* Begin *
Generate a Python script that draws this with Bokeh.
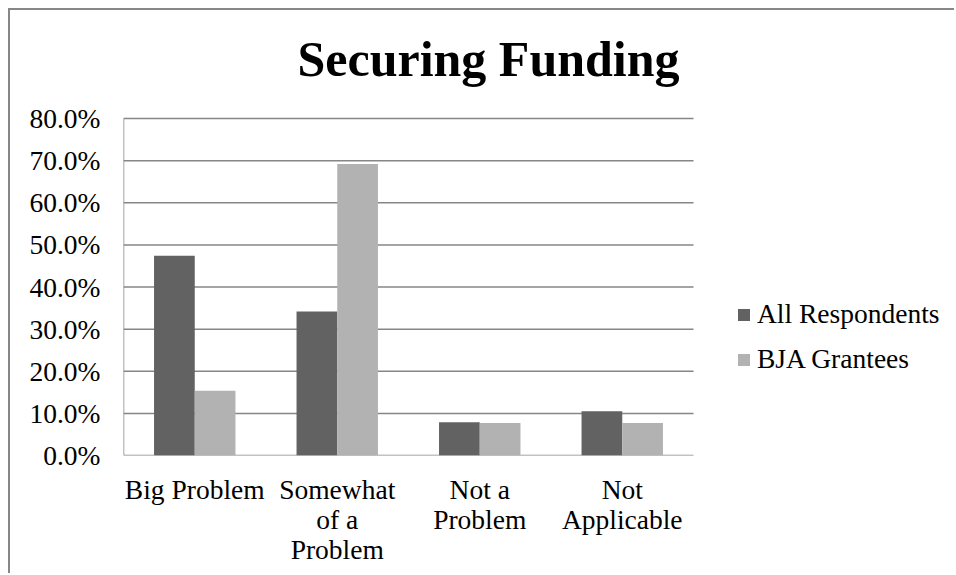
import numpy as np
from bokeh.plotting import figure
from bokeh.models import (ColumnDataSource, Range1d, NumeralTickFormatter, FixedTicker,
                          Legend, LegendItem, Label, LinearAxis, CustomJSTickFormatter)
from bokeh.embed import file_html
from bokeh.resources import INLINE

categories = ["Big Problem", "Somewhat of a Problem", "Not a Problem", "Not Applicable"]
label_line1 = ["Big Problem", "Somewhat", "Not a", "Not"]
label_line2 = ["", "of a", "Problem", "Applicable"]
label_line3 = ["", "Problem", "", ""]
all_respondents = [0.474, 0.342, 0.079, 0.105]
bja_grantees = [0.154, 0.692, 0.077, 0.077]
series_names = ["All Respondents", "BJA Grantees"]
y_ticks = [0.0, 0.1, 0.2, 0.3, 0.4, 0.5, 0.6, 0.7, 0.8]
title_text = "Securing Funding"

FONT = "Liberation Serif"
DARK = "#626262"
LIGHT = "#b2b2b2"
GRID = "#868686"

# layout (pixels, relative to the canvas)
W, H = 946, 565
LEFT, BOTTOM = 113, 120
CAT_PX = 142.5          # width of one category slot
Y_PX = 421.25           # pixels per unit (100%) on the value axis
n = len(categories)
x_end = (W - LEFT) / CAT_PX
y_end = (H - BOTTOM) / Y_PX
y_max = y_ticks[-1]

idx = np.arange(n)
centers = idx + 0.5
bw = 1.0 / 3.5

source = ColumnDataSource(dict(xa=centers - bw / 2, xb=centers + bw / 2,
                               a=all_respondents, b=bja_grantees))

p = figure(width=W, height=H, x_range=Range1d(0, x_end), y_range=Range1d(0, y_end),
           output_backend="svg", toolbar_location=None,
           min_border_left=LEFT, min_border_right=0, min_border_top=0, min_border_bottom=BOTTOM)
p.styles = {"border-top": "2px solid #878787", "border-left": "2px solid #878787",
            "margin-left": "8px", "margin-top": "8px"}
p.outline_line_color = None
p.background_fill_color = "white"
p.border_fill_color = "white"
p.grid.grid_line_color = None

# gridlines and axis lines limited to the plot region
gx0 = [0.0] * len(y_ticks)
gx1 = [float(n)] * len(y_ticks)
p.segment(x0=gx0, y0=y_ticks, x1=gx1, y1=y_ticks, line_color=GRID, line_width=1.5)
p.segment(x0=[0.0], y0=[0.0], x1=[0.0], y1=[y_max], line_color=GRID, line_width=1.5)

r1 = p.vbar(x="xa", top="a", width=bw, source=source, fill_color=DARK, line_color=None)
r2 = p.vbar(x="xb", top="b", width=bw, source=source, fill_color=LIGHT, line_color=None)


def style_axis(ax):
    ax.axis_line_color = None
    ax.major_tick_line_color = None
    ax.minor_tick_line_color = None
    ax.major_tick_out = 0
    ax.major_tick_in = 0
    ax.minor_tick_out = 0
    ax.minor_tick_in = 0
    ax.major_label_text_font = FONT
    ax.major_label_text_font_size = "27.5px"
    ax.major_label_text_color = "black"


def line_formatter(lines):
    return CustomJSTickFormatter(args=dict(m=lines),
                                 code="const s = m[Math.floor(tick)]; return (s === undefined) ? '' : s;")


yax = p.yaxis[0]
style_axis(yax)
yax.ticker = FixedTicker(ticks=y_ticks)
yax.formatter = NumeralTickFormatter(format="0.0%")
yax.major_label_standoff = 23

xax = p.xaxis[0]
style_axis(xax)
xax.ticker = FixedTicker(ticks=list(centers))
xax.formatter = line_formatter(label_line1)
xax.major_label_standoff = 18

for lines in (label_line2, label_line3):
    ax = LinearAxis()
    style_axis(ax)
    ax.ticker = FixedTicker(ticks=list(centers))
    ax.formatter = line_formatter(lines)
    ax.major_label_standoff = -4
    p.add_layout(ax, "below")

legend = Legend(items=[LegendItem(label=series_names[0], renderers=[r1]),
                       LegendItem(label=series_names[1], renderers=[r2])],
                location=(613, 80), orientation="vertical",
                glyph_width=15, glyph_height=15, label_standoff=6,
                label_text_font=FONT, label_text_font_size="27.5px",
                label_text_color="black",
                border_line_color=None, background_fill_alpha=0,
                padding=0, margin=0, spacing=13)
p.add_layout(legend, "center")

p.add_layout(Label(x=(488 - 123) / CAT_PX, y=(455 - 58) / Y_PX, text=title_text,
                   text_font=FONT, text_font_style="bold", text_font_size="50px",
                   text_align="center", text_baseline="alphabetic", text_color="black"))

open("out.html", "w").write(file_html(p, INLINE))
* End *
- Given problem -
The material above holds pictures; copy everything else in it exactly.

- The response -
Generate a Python script that draws this with Bokeh.
import numpy as np
from bokeh.plotting import figure
from bokeh.models import (ColumnDataSource, Range1d, NumeralTickFormatter, FixedTicker,
                          Legend, LegendItem, Label, LinearAxis, CustomJSTickFormatter)
from bokeh.embed import file_html
from bokeh.resources import INLINE

categories = ["Big Problem", "Somewhat of a Problem", "Not a Problem", "Not Applicable"]
label_line1 = ["Big Problem", "Somewhat", "Not a", "Not"]
label_line2 = ["", "of a", "Problem", "Applicable"]
label_line3 = ["", "Problem", "", ""]
all_respondents = [0.474, 0.342, 0.079, 0.105]
bja_grantees = [0.154, 0.692, 0.077, 0.077]
series_names = ["All Respondents", "BJA Grantees"]
y_ticks = [0.0, 0.1, 0.2, 0.3, 0.4, 0.5, 0.6, 0.7, 0.8]
title_text = "Securing Funding"

FONT = "Liberation Serif"
DARK = "#626262"
LIGHT = "#b2b2b2"
GRID = "#868686"

# layout (pixels, relative to the canvas)
W, H = 946, 565
LEFT, BOTTOM = 113, 120
CAT_PX = 142.5          # width of one category slot
Y_PX = 421.25           # pixels per unit (100%) on the value axis
n = len(categories)
x_end = (W - LEFT) / CAT_PX
y_end = (H - BOTTOM) / Y_PX
y_max = y_ticks[-1]

idx = np.arange(n)
centers = idx + 0.5
bw = 1.0 / 3.5

source = ColumnDataSource(dict(xa=centers - bw / 2, xb=centers + bw / 2,
                               a=all_respondents, b=bja_grantees))

p = figure(width=W, height=H, x_range=Range1d(0, x_end), y_range=Range1d(0, y_end),
           output_backend="svg", toolbar_location=None,
           min_border_left=LEFT, min_border_right=0, min_border_top=0, min_border_bottom=BOTTOM)
p.styles = {"border-top": "2px solid #878787", "border-left": "2px solid #878787",
            "margin-left": "8px", "margin-top": "8px"}
p.outline_line_color = None
p.background_fill_color = "white"
p.border_fill_color = "white"
p.grid.grid_line_color = None

# gridlines and axis lines limited to the plot region
gx0 = [0.0] * len(y_ticks)
gx1 = [float(n)] * len(y_ticks)
p.segment(x0=gx0, y0=y_ticks, x1=gx1, y1=y_ticks, line_color=GRID, line_width=1.5)
p.segment(x0=[0.0], y0=[0.0], x1=[0.0], y1=[y_max], line_color=GRID, line_width=1.5)

r1 = p.vbar(x="xa", top="a", width=bw, source=source, fill_color=DARK, line_color=None)
r2 = p.vbar(x="xb", top="b", width=bw, source=source, fill_color=LIGHT, line_color=None)


def style_axis(ax):
    ax.axis_line_color = None
    ax.major_tick_line_color = None
    ax.minor_tick_line_color = None
    ax.major_tick_out = 0
    ax.major_tick_in = 0
    ax.minor_tick_out = 0
    ax.minor_tick_in = 0
    ax.major_label_text_font = FONT
    ax.major_label_text_font_size = "27.5px"
    ax.major_label_text_color = "black"


def line_formatter(lines):
    return CustomJSTickFormatter(args=dict(m=lines),
                                 code="const s = m[Math.floor(tick)]; return (s === undefined) ? '' : s;")


yax = p.yaxis[0]
style_axis(yax)
yax.ticker = FixedTicker(ticks=y_ticks)
yax.formatter = NumeralTickFormatter(format="0.0%")
yax.major_label_standoff = 23

xax = p.xaxis[0]
style_axis(xax)
xax.ticker = FixedTicker(ticks=list(centers))
xax.formatter = line_formatter(label_line1)
xax.major_label_standoff = 18

for lines in (label_line2, label_line3):
    ax = LinearAxis()
    style_axis(ax)
    ax.ticker = FixedTicker(ticks=list(centers))
    ax.formatter = line_formatter(lines)
    ax.major_label_standoff = -4
    p.add_layout(ax, "below")

legend = Legend(items=[LegendItem(label=series_names[0], renderers=[r1]),
                       LegendItem(label=series_names[1], renderers=[r2])],
                location=(613, 80), orientation="vertical",
                glyph_width=15, glyph_height=15, label_standoff=6,
                label_text_font=FONT, label_text_font_size="27.5px",
                label_text_color="black",
                border_line_color=None, background_fill_alpha=0,
                padding=0, margin=0, spacing=13)
p.add_layout(legend, "center")

p.add_layout(Label(x=(488 - 123) / CAT_PX, y=(455 - 58) / Y_PX, text=title_text,
                   text_font=FONT, text_font_style="bold", text_font_size="50px",
                   text_align="center", text_baseline="alphabetic", text_color="black"))

open("out.html", "w").write(file_html(p, INLINE))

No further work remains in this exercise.